• _INSTRUCTIONS TO FOLLOW_
Can you transcribe every line exactly and leave the pictures behind?

— Start of DATA SHOWN —

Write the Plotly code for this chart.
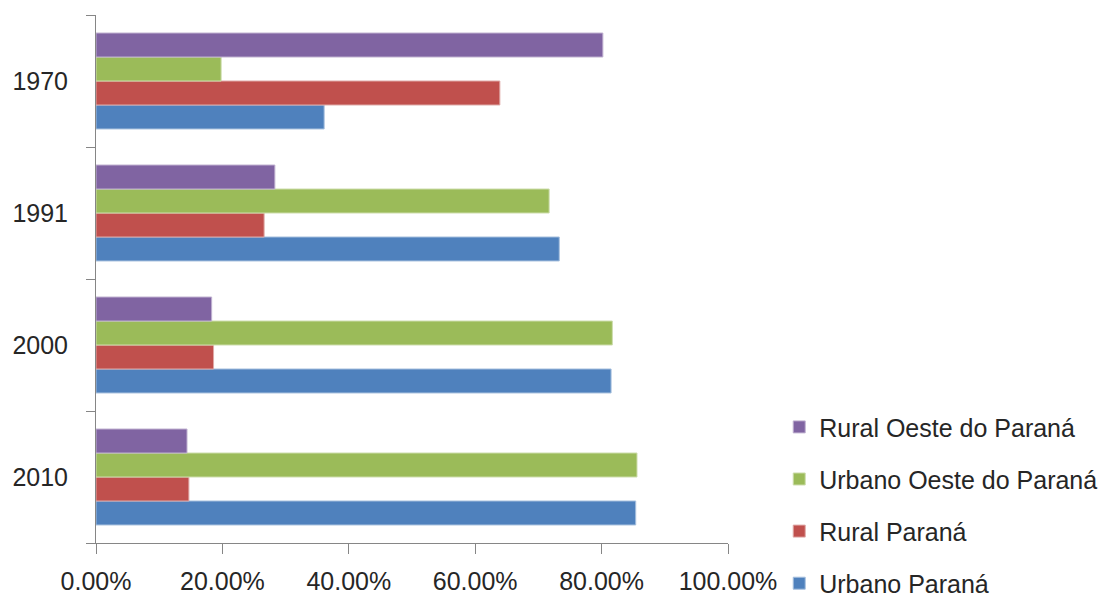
import plotly.graph_objects as go

years = ["1970", "1991", "2000", "2010"]
series_names = ["Urbano Paraná", "Rural Paraná", "Urbano Oeste do Paraná", "Rural Oeste do Paraná"]
urbano_parana = [0.361, 0.733, 0.815, 0.854]
rural_parana = [0.639, 0.266, 0.186, 0.147]
urbano_oeste = [0.198, 0.717, 0.817, 0.856]
rural_oeste = [0.802, 0.283, 0.183, 0.144]
series_values = [urbano_parana, rural_parana, urbano_oeste, rural_oeste]
legend_ranks = [4, 3, 2, 1]
colors = ["#4F81BD", "#C0504D", "#9BBB59", "#8064A2"]
line_colors = ["#A7C0DE", "#DFA8A6", "#CDDDAC", "#BFB1D0"]
x_ticks = [0, 0.2, 0.4, 0.6, 0.8, 1.0]

FONT = "Liberation Sans, Arial, sans-serif"
TXT = "#262626"
AX = "#868686"

fig = go.Figure()
for name, vals, c, lc, rk in zip(series_names, series_values, colors, line_colors, legend_ranks):
    fig.add_trace(go.Bar(
        y=years, x=vals, name=name, orientation="h",
        marker=dict(color=c, line=dict(color=lc, width=1)),
        legendgroup=name, legendrank=rk,
    ))

fig.update_layout(
    width=1110, height=599,
    margin=dict(l=96, r=382, t=15, b=56, autoexpand=False),
    paper_bgcolor="white", plot_bgcolor="white",
    barmode="group", bargap=0.273, bargroupgap=0,
    font=dict(family=FONT, size=25, color=TXT),
    showlegend=True,
    legend=dict(
        xref="container", yref="container",
        x=0.702, y=0.3253, xanchor="left", yanchor="top",
        traceorder="grouped", tracegroupgap=16.6,
        font=dict(family=FONT, size=25, color=TXT),
        bgcolor="rgba(0,0,0,0)",
    ),
    xaxis=dict(
        range=[0, 1], tickvals=x_ticks, tickformat=".2%",
        showline=True, linecolor=AX, linewidth=1,
        ticks="outside", ticklen=10, tickcolor=AX, tickwidth=1,
        ticklabelstandoff=6,
        showgrid=False, zeroline=False,
        tickfont=dict(family=FONT, size=25, color=TXT),
    ),
    yaxis=dict(
        type="category", categoryorder="array",
        categoryarray=["2010", "2000", "1991", "1970"],
        showline=True, linecolor=AX, linewidth=1,
        ticks="outside", ticklen=9, tickcolor=AX, tickwidth=1,
        tickson="boundaries", ticklabelstandoff=22,
        showgrid=False, zeroline=False,
        tickfont=dict(family=FONT, size=25, color=TXT),
    ),
)

fig.write_html("out.html")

— End of DATA SHOWN —

• _SOLUTION_
Write the Plotly code for this chart.
import plotly.graph_objects as go

years = ["1970", "1991", "2000", "2010"]
series_names = ["Urbano Paraná", "Rural Paraná", "Urbano Oeste do Paraná", "Rural Oeste do Paraná"]
urbano_parana = [0.361, 0.733, 0.815, 0.854]
rural_parana = [0.639, 0.266, 0.186, 0.147]
urbano_oeste = [0.198, 0.717, 0.817, 0.856]
rural_oeste = [0.802, 0.283, 0.183, 0.144]
series_values = [urbano_parana, rural_parana, urbano_oeste, rural_oeste]
legend_ranks = [4, 3, 2, 1]
colors = ["#4F81BD", "#C0504D", "#9BBB59", "#8064A2"]
line_colors = ["#A7C0DE", "#DFA8A6", "#CDDDAC", "#BFB1D0"]
x_ticks = [0, 0.2, 0.4, 0.6, 0.8, 1.0]

FONT = "Liberation Sans, Arial, sans-serif"
TXT = "#262626"
AX = "#868686"

fig = go.Figure()
for name, vals, c, lc, rk in zip(series_names, series_values, colors, line_colors, legend_ranks):
    fig.add_trace(go.Bar(
        y=years, x=vals, name=name, orientation="h",
        marker=dict(color=c, line=dict(color=lc, width=1)),
        legendgroup=name, legendrank=rk,
    ))

fig.update_layout(
    width=1110, height=599,
    margin=dict(l=96, r=382, t=15, b=56, autoexpand=False),
    paper_bgcolor="white", plot_bgcolor="white",
    barmode="group", bargap=0.273, bargroupgap=0,
    font=dict(family=FONT, size=25, color=TXT),
    showlegend=True,
    legend=dict(
        xref="container", yref="container",
        x=0.702, y=0.3253, xanchor="left", yanchor="top",
        traceorder="grouped", tracegroupgap=16.6,
        font=dict(family=FONT, size=25, color=TXT),
        bgcolor="rgba(0,0,0,0)",
    ),
    xaxis=dict(
        range=[0, 1], tickvals=x_ticks, tickformat=".2%",
        showline=True, linecolor=AX, linewidth=1,
        ticks="outside", ticklen=10, tickcolor=AX, tickwidth=1,
        ticklabelstandoff=6,
        showgrid=False, zeroline=False,
        tickfont=dict(family=FONT, size=25, color=TXT),
    ),
    yaxis=dict(
        type="category", categoryorder="array",
        categoryarray=["2010", "2000", "1991", "1970"],
        showline=True, linecolor=AX, linewidth=1,
        ticks="outside", ticklen=9, tickcolor=AX, tickwidth=1,
        tickson="boundaries", ticklabelstandoff=22,
        showgrid=False, zeroline=False,
        tickfont=dict(family=FONT, size=25, color=TXT),
    ),
)

fig.write_html("out.html")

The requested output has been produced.